A survey conducted by the American Automobile Association showed that a family of four spends an average of $215:60 per day while on vacation. Suppose a sample of 64 families of four vacationing at Niagara Falls resulted in a sample mean of $252:45 per day and a sample standard deviation of $74:50. Using a 98% confidence interval estimate, you wish to determine whether the average amount a family of four will spend when vacationing at Niagara Falls per day is different from the average amount for a family of four claimed by the American Automobile Association.

a) If the amount spent by a family of four while vacationing at Niagara Falls is skewed to the right, would you expect the median amount spent to be greater than or less than $252:45? Explain.

b) Is it necessary to assume a normal distribution on the population to estimate the value of the mean spending per day? Explain.

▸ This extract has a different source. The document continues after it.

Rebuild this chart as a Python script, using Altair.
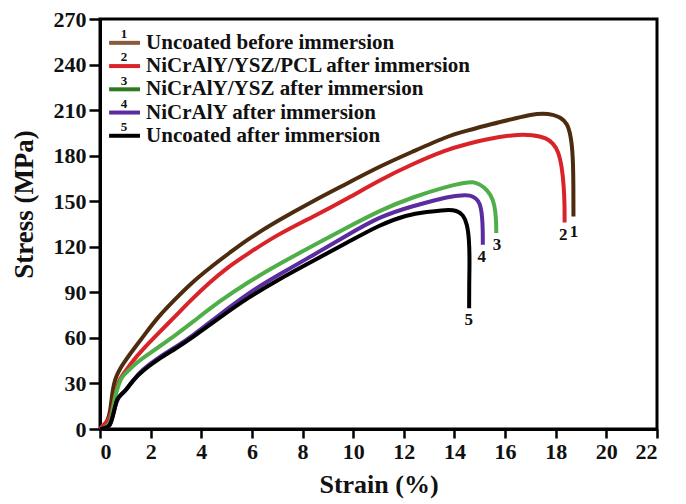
import altair as alt
import pandas as pd

FONT = "Liberation Serif"

names = ["Uncoated before immersion", "NiCrAlY/YSZ/PCL after immersion",
         "NiCrAlY/YSZ after immersion", "NiCrAlY after immersion",
         "Uncoated after immersion"]
numbers = ["1", "2", "3", "4", "5"]
curve_colors = ["#4d2b0f", "#d92328", "#4fae47", "#5a2ca0", "#000000"]
legend_colors = ["#8b5a3c", "#d92328", "#2f7a1f", "#5a2ca0", "#000000"]

# 1 Uncoated before immersion
x1 = [0, 0.15, 0.3, 0.41, 0.47, 0.55, 0.65, 0.8, 1.0, 1.3, 1.8, 2.3, 3.0, 3.6, 4.4, 5.2, 5.8, 7.0, 8.4, 9.8,
      11.05, 12.4, 13.7, 14.4, 15.5, 16.5, 17.0, 17.5, 17.9, 18.2, 18.45, 18.6, 18.68, 18.7, 18.7]
y1 = [0, 2, 5, 12, 22, 30, 35, 40, 45, 52, 63, 74, 86, 96, 107, 117, 124.6, 137, 150, 162,
      173, 183, 192.7, 196, 201, 205, 207, 208, 207, 205, 201.5, 193, 180, 160, 140]
# 2 NiCrAlY/YSZ/PCL after immersion
x2 = [0, 0.15, 0.3, 0.45, 0.55, 0.65, 0.74, 1.0, 1.3, 1.66, 2.3, 2.96, 3.6, 4.29, 5.0, 5.8, 7.0, 8.44, 9.8,
      11.05, 12.4, 13.7, 14.36, 15.3, 16.3, 17.1, 17.65, 17.9, 18.1, 18.24, 18.32, 18.35, 18.35]
y2 = [0, 3, 5, 10, 18, 26, 32, 38, 45, 52, 63, 74, 85, 96, 106, 115, 128, 140, 152,
      164, 175, 184, 187, 191, 193.8, 193.8, 191.6, 188, 183, 173, 160, 148, 136]
# 3 NiCrAlY/YSZ after immersion
x3 = [0, 0.2, 0.4, 0.5, 0.6, 0.75, 0.87, 1.1, 1.39, 1.8, 2.32, 3.0, 3.63, 4.7, 5.87, 7.0, 8.44, 9.8,
      11.05, 12.4, 13.7, 14.36, 14.75, 15.01, 15.3, 15.54, 15.62, 15.65, 15.65]
y3 = [0, 1, 3, 12, 22, 30, 34.5, 38, 43, 48, 54, 62, 70, 84, 97, 108, 121, 133,
      144, 153, 159.7, 162, 163, 161, 157.5, 151, 143, 135, 129]
# 4 NiCrAlY after immersion
x4 = [0, 0.2, 0.4, 0.5, 0.6, 0.7, 0.85, 1.0, 1.3, 1.66, 2.3, 3.0, 3.63, 4.7, 5.85, 7.0, 8.44, 9.8,
      11.05, 12.4, 13.3, 13.8, 14.3, 14.62, 14.85, 15.01, 15.1, 15.12, 15.12]
y4 = [0, 0.5, 2, 8, 15, 20, 23, 25, 32, 39, 47, 54, 61, 75, 89.5, 101, 114.7, 128,
      140, 147, 151, 153, 154, 154, 152, 148.8, 140, 130, 121.3]
# 5 Uncoated after immersion
x5 = [0, 0.2, 0.4, 0.5, 0.6, 0.67, 0.85, 1.0, 1.3, 1.66, 2.3, 3.0, 3.63, 4.7, 5.8, 7.0, 8.44, 9.8,
      11.05, 12.12, 12.9, 13.7, 14.09, 14.35, 14.5, 14.58, 14.6, 14.58, 14.58]
y5 = [0, 0.5, 2, 8, 15, 20, 23, 25, 32, 38, 46, 53, 60, 73, 86, 98, 111, 123,
      134.5, 141, 143, 144.4, 144, 141, 135, 125, 110, 95, 79.6]

xs = [x1, x2, x3, x4, x5]
ys = [y1, y2, y3, y4, y5]

# end-of-curve number labels (data position)
end_x = [18.72, 18.3, 15.68, 15.08, 14.56]
end_y = [130, 128, 121, 113.5, 72]

# legend layout in data units
leg_x0, leg_x1, leg_num_x, leg_txt_x = 0.36, 1.58, 0.95, 1.82
leg_y = [254.3, 239.0, 223.7, 208.4, 193.1]

x_ticks = list(range(0, 23, 2))
y_ticks = list(range(0, 271, 30))

rows = []
for k, (xx, yy) in enumerate(zip(xs, ys)):
    for i, (a, b) in enumerate(zip(xx, yy)):
        rows.append({"s": names[k], "k": k, "i": i, "x": a, "y": b})
df = pd.DataFrame(rows)

leg = pd.DataFrame({"name": names, "num": numbers, "col": legend_colors,
                    "x": [leg_x0] * 5, "x1": [leg_x1] * 5, "xn": [leg_num_x] * 5,
                    "xt": [leg_txt_x] * 5, "y": leg_y,
                    "yn": [v + 5.8 for v in leg_y]})
ends = pd.DataFrame({"num": numbers, "x": end_x, "y": end_y})

xscale = alt.Scale(domain=[0, 22], nice=False)
yscale = alt.Scale(domain=[0, 270], nice=False)

xaxis = alt.Axis(values=x_ticks, title="Strain (%)", grid=False,
                 labelFont=FONT, labelFontSize=22, labelFontWeight="bold", labelColor="#111",
                 labelPadding=3, tickSize=9, tickWidth=2.5, tickColor="black",
                 domainColor="black", domainWidth=3,
                 titleFont=FONT, titleFontSize=26, titleFontWeight="bold", titleColor="#111",
                 titleY=42, titleBaseline="top")
yaxis = alt.Axis(values=y_ticks, title="Stress (MPa)", grid=False,
                 labelFont=FONT, labelFontSize=22, labelFontWeight="bold", labelColor="#111",
                 labelPadding=3, tickSize=11, tickWidth=2.5, tickColor="black",
                 domainColor="black", domainWidth=3,
                 titleFont=FONT, titleFontSize=27, titleFontWeight="bold", titleColor="#111",
                 titleX=-62, titleY=185, titleAngle=-90, titleBaseline="bottom",
                 titleAlign="center")


def X(f):
    return alt.X(f, type="quantitative", scale=xscale, axis=xaxis)


def Y(f):
    return alt.Y(f, type="quantitative", scale=yscale, axis=yaxis)


curves = alt.Chart(df).mark_line(strokeWidth=4, interpolate="basis").encode(
    x=X("x"), y=Y("y"),
    color=alt.Color("s:N", scale=alt.Scale(domain=names, range=curve_colors), legend=None),
    detail="k:N",
    order=alt.Order("i:Q"),
)

leg_lines = alt.Chart(leg).mark_rule(strokeWidth=4).encode(
    x=X("x"), x2="x1:Q", y=Y("y"),
    color=alt.Color("col:N", scale=None),
)
leg_nums = alt.Chart(leg).mark_text(font=FONT, fontSize=13, fontWeight="bold", color="#111",
                                    baseline="middle", align="center").encode(
    x=X("xn"), y=Y("yn"), text="num:N",
)
leg_txt = alt.Chart(leg).mark_text(font=FONT, fontSize=21, fontWeight="bold", color="#111",
                                   baseline="middle", align="left").encode(
    x=X("xt"), y=Y("y"), text="name:N",
)
end_lbl = alt.Chart(ends).mark_text(font=FONT, fontSize=17, fontWeight="bold", color="#111",
                                    baseline="middle", align="center").encode(
    x=X("x"), y=Y("y"), text="num:N",
)

chart = alt.layer(curves, leg_lines, leg_nums, leg_txt, end_lbl).properties(
    width=557, height=410,
    autosize=alt.AutoSizeParams(type="none"),
    padding={"left": 92, "top": 11, "right": 21, "bottom": 70},
    background="white",
).configure_view(stroke="black", strokeWidth=3)

chart.save("out.html", embed_options={"renderer": "svg", "actions": False})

c) What is the sampling distribution of the sample statistic when you construct a 98% confidence interval? Explain in detail.

d) Construct a 98% confidence interval estimate of the population mean amount of a family of four when vacationing at Niagara Falls per day and interpret the interval.

e) Based on result in part d), does it appear that the population mean amount spent per day by families visiting Niagara Fall differs the mean amount per day for a family of four reported by the American Automobile Association? Explain.

Answer 1

a)

If the amount spent by a family of four while vacationing at Niagara Falls is skewed to the right, the median amount spent is expected to be less than $252:45.

This is because if a distribution is right-skewed, the mean is greater than the median.

b)

In order to set up a confidence interval we must estimate the sampling distribution of the mean. The sample, itself, does not provide enough information for us to do this. So, in parametric statistics, we find out information concerning shape by assuming that the sampling distribution of the mean is normal.

The Central Limit Theorem states that, given random and independent samples of N observations each, the distribution of sample means approaches normality as the size of N increases, regardless of the shape of the population distribution. i.e. No matter what distribution we start with, the distribution of sample means becomes normal as the size of the samples increases.

Hence it is necessary to assume a normal distribution on the population to estimate the value of the mean spending per day.

c)

Z distribution.

When n<=30, we use t distribution. When n>30, we use Z distribution.

d)

CI = Mean +- (z*)*Z-alpha

z* = σ/√n

Therefore, 98% confidence interval estimate of the population mean amount of a family of four when vacationing at Niagara Falls per day is:

(230.79, 274.11)

i.e. we are 98% confident the mean value is between 230.79 and 274.11

e)

Yes, because 215.6 falls outside of our calculated CI.